In any event, if you collapse a RRSP or have a retiring allowance, you always need to be cognizant of the fact the income tax withholdings will probably be "lite".

[Bloggers Note: In my Confessions of a Tax Accountant blogs, I will discuss real income tax issues that arise and are general in nature, but I may still embellish or slightly change facts to protect the innocent, as the saying goes.]

The blogs posted on The Blunt Bean Counter provide information of a general nature. These posts should not be considered specific advice; as each reader's personal financial situation is unique and fact specific. Please contact a professional advisor prior to implementing or acting upon any of the information contained in one of the blogs.


  1. Obviously, you would know your clients situation better than I but its not a forgone conclusion that he would owe additional taxes. It would largely depend on how many other sources of income he had and also what other tax had already been deducted. And, if he had any particular circumstances that would allow him extra tax credits or deductions, that would also be a factor.

    For example, if he withdrew $100k from his RRSP, had 30% withheld and had no other sources of income for that year and no other withholdings, he might be due for a small refund. I know it doesn't happen often and I know your point is that the withholding doesn't necessarily match the tax owed, but at the same time, people often quote the marginal tax rate as being the effective tax rate and that's just wrong (because our income tax is progressive).

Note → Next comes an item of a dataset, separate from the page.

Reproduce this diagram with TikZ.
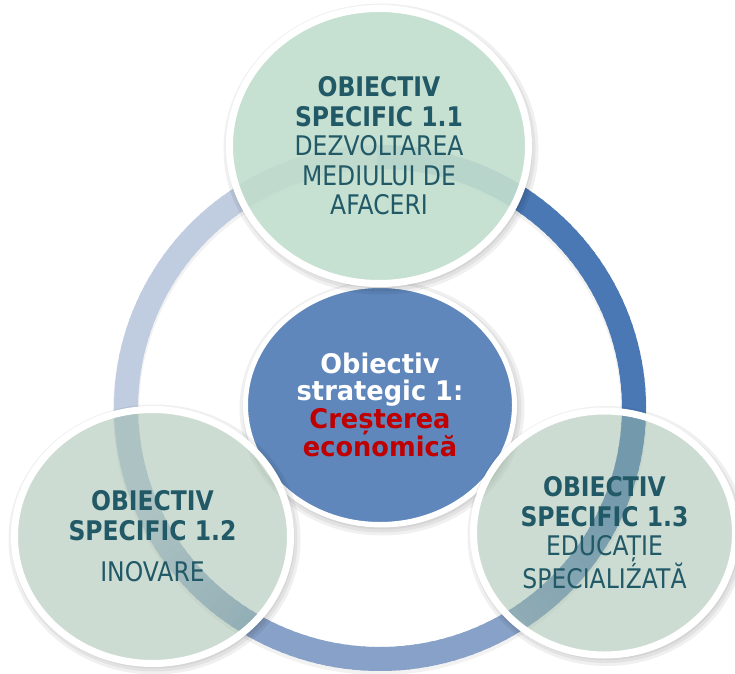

  2. Aleenator, you are absolutely correct, the mismatching of rates is dependant upon an individuals various sources of income and their income tax deductions. However, while I understand your point about effective vs. marginal rates, it really is almost always a marginal tax rate issue.

    The vast majority of people will have had their effective tax rates kick in as part of their salary deductions, thus, each extra dollar is really for all intents and purposes being taxed at their marginal rate (i.e.: If your salary is $50k, you would have had $9,600 in income tax withheld from your salary, an effective rate of 19.2%, yet the next dollar is taxed at 31.15%). If you do not have income from employment taxed at source, then your example may make sense. In my example I clearly state my client was in the top marginal rate, so I knew their tax rate was 46.41%.

    Keep in mind the maximum 30% withdrawal rate is exceeded in Ontario at approximately $41,500 of taxable income assuming no other significant deductions. Therefore, many average Canadians would already be short a couple percent and if they made $78,000 or more, they would already be around 10% short.

    Finally, my experience is that many Canadian’s try and withdraw in smaller “chunks” to access the lower 10% & 20% withholding rates, which even in lower income cases can cause an issue.

  3. Yes, I agree, in most cases (and in the particular case you cite) there will almost always be taxes owing. My contrived example was just to show that the marginal rate is not the same as the effective rate and that there could be situations where the amount withheld does in fact cover the tax liability on the withdrawal

  4. Agreed, there could be cases where the tax withheld does cover the income tax liability. But as someone who has prepared thousands of tax returns over the years, at least in my high net worth client practice, most often not the case.